Ms. Clarke recalls college employees giving her instructions on how to take out a loan directly from the school during the enrollment process. Colleges sometimes encourage students to sign up for loans without the students realizing what they are taking on.

“It’s really helpful to think about this as an important part of the marketing process as much as it is a student loan,” said Mike Pierce, policy director and managing counsel at the Student Borrower Protection Center, a nonprofit advocacy group focused on student debt.

Unlike Ms. Clarke’s federal loans, which started accruing interest only after she left school, her Lincoln Tech loan began requiring payments when her classes started, and the interest accumulated while she was still in school. Lincoln Tech’s administrators projected an attitude of “we’re going to get our money and we’re going to put them in debt and they’re going to have to pay us back,” Ms. Clarke said. “I just feel like they’re a money pit.”

Peter Tahinos, senior vice president of marketing for Lincoln Educational Services, said in an email that he could not comment on individual students but added that employees “provide guidance on the best options for them to finance their education.” Lincoln charges 7 percent interest on its loans.

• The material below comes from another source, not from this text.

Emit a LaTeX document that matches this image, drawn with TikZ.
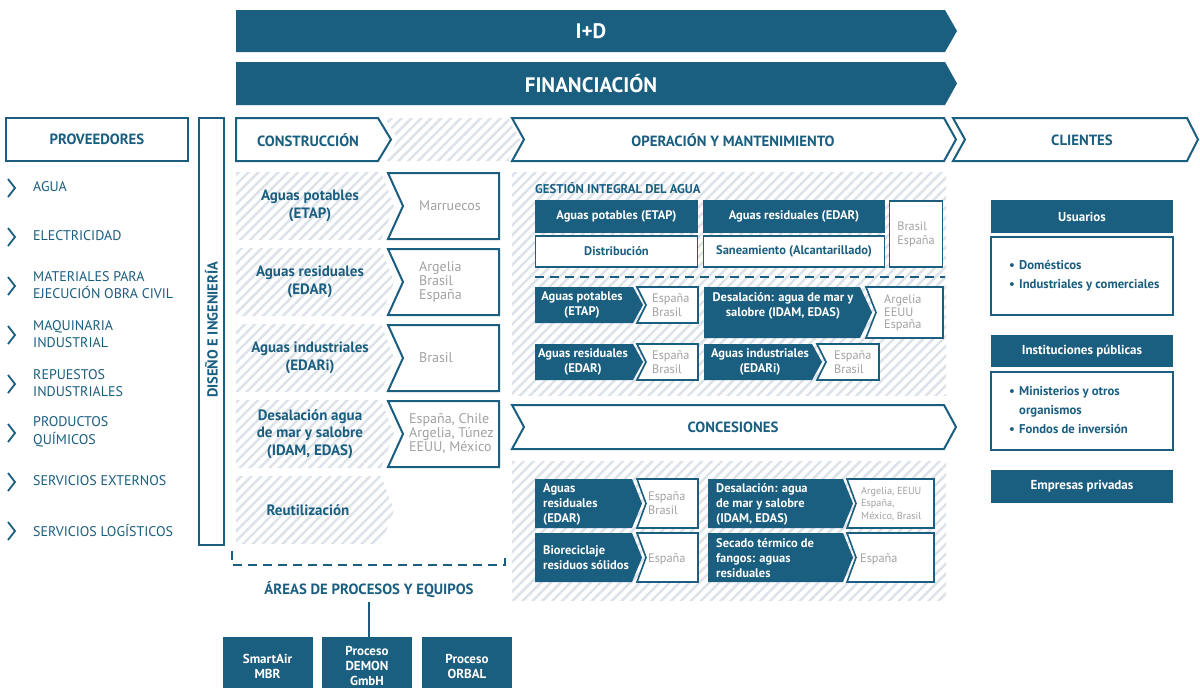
\documentclass[tikz,border=0pt]{standalone}
\usepackage{fontspec}
\setmainfont{PT Sans}
\usetikzlibrary{patterns.meta}

\definecolor{dblue}{HTML}{1A5E80}
\definecolor{hatchgray}{HTML}{DCE2E9}
\definecolor{greytext}{HTML}{A2A2A2}

\newcommand{\sizeat}[2]{\fontsize{#1}{#2}\selectfont}
\newcommand{\chevpath}[7]{\path[#1] (#2,#3) -- (#4,#3) -- ({#4+#7},{(#3+#5)/2}) -- (#4,#5) -- (#2,#5) -- ({#2+#6},{(#3+#5)/2}) -- cycle;}
\newcommand{\provitem}[3]{\draw[provchev] (8,{#2-8}) -- (15,{#2+1}) -- (8,{#2+10}); \node[provlabel] (#1) at (33,#2) {#3};}
\newcommand{\conrow}[6]{\chevpath{hatchbox}{236}{#2}{381}{#3}{0}{13}
  \chevpath{countrybox}{388}{#2+1}{499}{#3-1}{15}{0}
  \node[conlabel] (#1) at (310,{(#2+#3)/2}) {#4};
  \node[country] (#1pais) at (#5,{(#2+#3)/2}) {#6};}
\newcommand{\clientbullet}{\makebox[10pt][l]{\textbullet}}

\tikzset{
  bluebar/.style={fill=dblue},
  barlabel/.style={text=white, font=\sizeat{21}{24}\bfseries},
  headbox/.style={draw=dblue, line width=2pt, fill=white, line join=miter},
  headlabel/.style={text=dblue, font=\sizeat{14.8}{17}\bfseries},
  hatchbox/.style={pattern={Lines[angle=45,distance=7pt,line width=2.4pt]}, pattern color=hatchgray},
  countrybox/.style={draw=dblue, line width=2pt, fill=white, line join=miter},
  conlabel/.style={text=dblue, align=center, font=\sizeat{15}{17.5}\bfseries},
  country/.style={text=greytext, align=left, anchor=west, inner sep=0pt, font=\sizeat{14}{14}},
  provchev/.style={draw=dblue, line width=1.8pt},
  provlabel/.style={text=dblue, align=left, anchor=west, inner sep=0pt, font=\sizeat{14}{17.5}},
  opfill/.style={fill=dblue, text=white, align=center, inner sep=0pt, font=\sizeat{12.5}{15}\bfseries},
  opwhite/.style={draw=dblue, line width=1.6pt, fill=white, text=dblue, align=center, inner sep=0pt, font=\sizeat{12.5}{15}\bfseries},
  opchev/.style={fill=dblue},
  opnotch/.style={draw=dblue, line width=1.6pt, fill=white, line join=miter},
  optext/.style={text=white, align=center, inner sep=0pt, font=\sizeat{12.5}{15}\bfseries},
  opcountry/.style={text=greytext, align=left, anchor=west, inner sep=0pt, font=\sizeat{12.3}{14}},
  smallcountry/.style={opcountry, font=\sizeat{10.2}{12.5}},
  clientfill/.style={fill=dblue, text=white, minimum width=182pt, minimum height=33pt, inner sep=0pt, font=\sizeat{13}{15}\bfseries},
  clientbox/.style={draw=dblue, line width=1.6pt, fill=white, minimum width=182pt, minimum height=78pt, inner sep=0pt},
  clientlist/.style={text=dblue, align=left, anchor=west, inner sep=0pt, font=\sizeat{12.7}{19}\bfseries},
  procbox/.style={fill=dblue, text=white, align=center, minimum width=90pt, minimum height=58pt, inner sep=0pt, font=\sizeat{13}{15}\bfseries},
  dashline/.style={draw=dblue, line width=2pt, dash pattern=on 9pt off 6pt}
}

\begin{document}
\begin{tikzpicture}[x=1pt,y=-1pt]
  \useasboundingbox (0,0) rectangle (1200,688);
  \fill[white] (0,0) rectangle (1200,688);

  \chevpath{bluebar}{236}{10}{945}{52}{0}{12}
  \node[barlabel] (iyd) at (591,31) {I+D};
  \chevpath{bluebar}{236}{62}{945}{105}{0}{12}
  \node[barlabel] (fin) at (591,84) {FINANCIACIÓN};

  \node[headbox, headlabel, minimum width=182pt, minimum height=43pt] (prov) at (97,139.5) {PROVEEDORES};
  \node[headbox, minimum width=25pt, minimum height=427pt] (diseno) at (211.5,331.5) {};
  \node[headlabel, rotate=90, font=\sizeat{14.5}{16}\bfseries] (disenolabel) at (211.5,330) {DISEÑO E INGENIERÍA};

  \chevpath{hatchbox}{385}{118}{508}{161}{13}{12}
  \chevpath{headbox}{236}{118}{378}{161}{0}{13}
  \node[headlabel] (constr) at (308,140) {CONSTRUCCIÓN};
  \chevpath{headbox}{512}{118}{944}{161}{12}{12}
  \node[headlabel] (opman) at (733,140) {OPERACIÓN Y MANTENIMIENTO};
  \chevpath{headbox}{953}{118}{1187}{161}{12}{11}
  \node[headlabel] (clientes) at (1082,140) {CLIENTES};

  \provitem{agua}{187}{AGUA}
  \provitem{elec}{236}{ELECTRICIDAD}
  \provitem{mater}{285}{MATERIALES PARA\\EJECUCIÓN OBRA CIVIL}
  \provitem{maqui}{334}{MAQUINARIA\\INDUSTRIAL}
  \provitem{repu}{383}{REPUESTOS\\INDUSTRIALES}
  \provitem{quim}{432}{PRODUCTOS\\QUÍMICOS}
  \provitem{servext}{481}{SERVICIOS EXTERNOS}
  \provitem{servlog}{530}{SERVICIOS LOGÍSTICOS}

  \conrow{cetap}{172}{240}{Aguas potables\\(ETAP)}{419}{Marruecos}
  \conrow{cedar}{248}{316}{Aguas residuales\\(EDAR)}{419}{Argelia\\Brasil\\España}
  \conrow{cedari}{324}{392}{Aguas industriales\\(EDARi)}{419}{Brasil}
  \conrow{cidam}{400}{468}{Desalación agua\\de mar y salobre\\(IDAM, EDAS)}{409}{España, Chile\\Argelia, Túnez\\EEUU, México}
  \chevpath{hatchbox}{236}{476}{381}{544}{0}{13}
  \node[conlabel] (creutil) at (308,510) {Reutilización};

  \draw[dashline] (232,551) -- (232,565) -- (505,565) -- (505,557);
  \node[headlabel] (areas) at (369,590) {ÁREAS DE PROCESOS Y EQUIPOS};
  \node[procbox] (smartair) at (267.5,666) {SmartAir\\MBR};
  \node[procbox] (demon) at (367,666) {Proceso\\DEMON\\GmbH};
  \node[procbox] (orbal) at (467,666) {Proceso\\ORBAL};
  \draw[dblue, line width=2pt] (areas.south) -- (areas.south |- demon.north);

  \path[hatchbox] (512,172) rectangle (946,395);
  \node[anchor=west, text=dblue, inner sep=0pt, font=\sizeat{12.7}{14}\bfseries] (gestion) at (535,188) {GESTIÓN INTEGRAL DEL AGUA};
  \node[opfill, minimum width=163pt, minimum height=33pt] (gpot) at (616.5,216.5) {Aguas potables (ETAP)};
  \node[opfill, minimum width=182pt, minimum height=33pt] (gres) at (794,216.5) {Aguas residuales (EDAR)};
  \node[opwhite, minimum width=162pt, minimum height=31pt] (gdist) at (616.5,251.5) {Distribución};
  \node[opwhite, minimum width=181pt, minimum height=31pt] (gsan) at (794,251.5) {Saneamiento (Alcantarillado)};
  \node[opwhite, minimum width=53pt, minimum height=66pt, text=greytext, align=left, font=\sizeat{12.3}{14}] (gpais) at (916,234) {Brasil\\España};
  \draw[dashline] (535,277) -- (945,277);

  \chevpath{opchev}{535}{287}{633}{323}{0}{10}
  \node[optext] (opetap) at (582,305) {Aguas potables\\(ETAP)};
  \chevpath{opnotch}{637}{287}{698}{323}{9}{0}
  \node[opcountry] (opetappais) at (652,305) {España\\Brasil};
  \chevpath{opchev}{704}{287}{860}{338}{0}{12}
  \node[optext] (opdesal) at (783,306) {Desalación: agua de mar y\\salobre (IDAM, EDAS)};
  \chevpath{opnotch}{866}{287}{943}{338}{10}{0}
  \node[opcountry, font=\sizeat{12.3}{12.5}] (opdesalpais) at (884,313) {Argelia\\EEUU\\España};
  \chevpath{opchev}{535}{344}{633}{380}{0}{10}
  \node[optext] (opedar) at (583,362) {Aguas residuales\\(EDAR)};
  \chevpath{opnotch}{637}{344}{698}{380}{9}{0}
  \node[opcountry] (opedarpais) at (652,362) {España\\Brasil};
  \chevpath{opchev}{704}{344}{812}{380}{0}{10}
  \node[optext] (opedari) at (760,362) {Aguas industriales\\(EDARi)};
  \chevpath{opnotch}{817}{344}{879}{380}{9}{0}
  \node[opcountry] (opedaripais) at (834,362) {España\\Brasil};

  \chevpath{headbox}{512}{405}{944}{449}{12}{12}
  \node[headlabel] (conces) at (733,427) {CONCESIONES};
  \path[hatchbox] (512,461) rectangle (946,600);
  \chevpath{opchev}{535}{479}{632}{528}{0}{10}
  \node[optext, anchor=west, align=left] (ksedar) at (543,504) {Aguas\\residuales\\(EDAR)};
  \chevpath{opnotch}{637}{479}{698}{528}{9}{0}
  \node[opcountry] (ksedarpais) at (648,503) {España\\Brasil};
  \chevpath{opchev}{708}{479}{843}{528}{0}{10}
  \node[optext, anchor=west, align=left] (ksdesal) at (716,504) {Desalación: agua\\de mar y salobre\\(IDAM, EDAS)};
  \chevpath{opnotch}{847}{479}{934}{528}{9}{0}
  \node[smallcountry] (ksdesalpais) at (861,504) {Argelia, EEUU\\España,\\México, Brasil};
  \chevpath{opchev}{535}{533}{632}{582}{0}{10}
  \node[optext, anchor=west, align=left] (ksbio) at (543,558) {Bioreciclaje\\residuos sólidos};
  \chevpath{opnotch}{637}{533}{698}{582}{9}{0}
  \node[opcountry] (ksbiopais) at (648,559) {España};
  \chevpath{opchev}{708}{533}{843}{582}{0}{10}
  \node[optext, anchor=west, align=left] (kssecado) at (716,558) {Secado térmico de\\fangos: aguas\\residuales};
  \chevpath{opnotch}{847}{533}{934}{582}{9}{0}
  \node[opcountry] (kssecadopais) at (860,559) {España};

  \node[clientfill] (usuarios) at (1082,216.5) {Usuarios};
  \node[clientbox] (usubox) at (1082,276) {};
  \node[clientlist] (usulist) at (1009,275.5) {\clientbullet Domésticos\\\clientbullet Industriales y comerciales};
  \node[clientfill, minimum height=32pt] (instit) at (1082,351) {Instituciones públicas};
  \node[clientbox] (instbox) at (1082,411) {};
  \node[clientlist] (instlist) at (1009,410) {\clientbullet Ministerios y otros\\\hspace*{10pt}organismos\\\clientbullet Fondos de inversión};
  \node[clientfill] (empresas) at (1082,486.5) {Empresas privadas};
\end{tikzpicture}
\end{document}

Students can choose to begin payments immediately, with interest accruing right away, or after leaving school.

Some colleges increase the burden by imposing high interest rates. Unlike federal loans, which currently have interest rates of 2.75 percent for undergraduate borrowers, loans directly from schools can far exceed that. A 2020 report by the Student Borrower Protection Center uncovered interest rates as high as 19 percent for loans offered by some schools.

Scrutiny of this practice remains low at both the state and federal levels. A survey of 75 agencies across all 50 states — including higher-education oversight agencies, attorneys general and departments of finance or banking — by The Hechinger Report, a nonprofit education news organization, found that few places tracked any information about school-offered loans. In fact, in the vast majority of states, higher-education authorizers don’t require colleges to report plans for such programs.

Universal Technical Institute, a publicly held chain of 12 campuses across eight states, told its investors in its 2020 annual report that “changes in laws or public policy could negatively impact the viability of our proprietary loan program and cause us to delay or suspend the program.”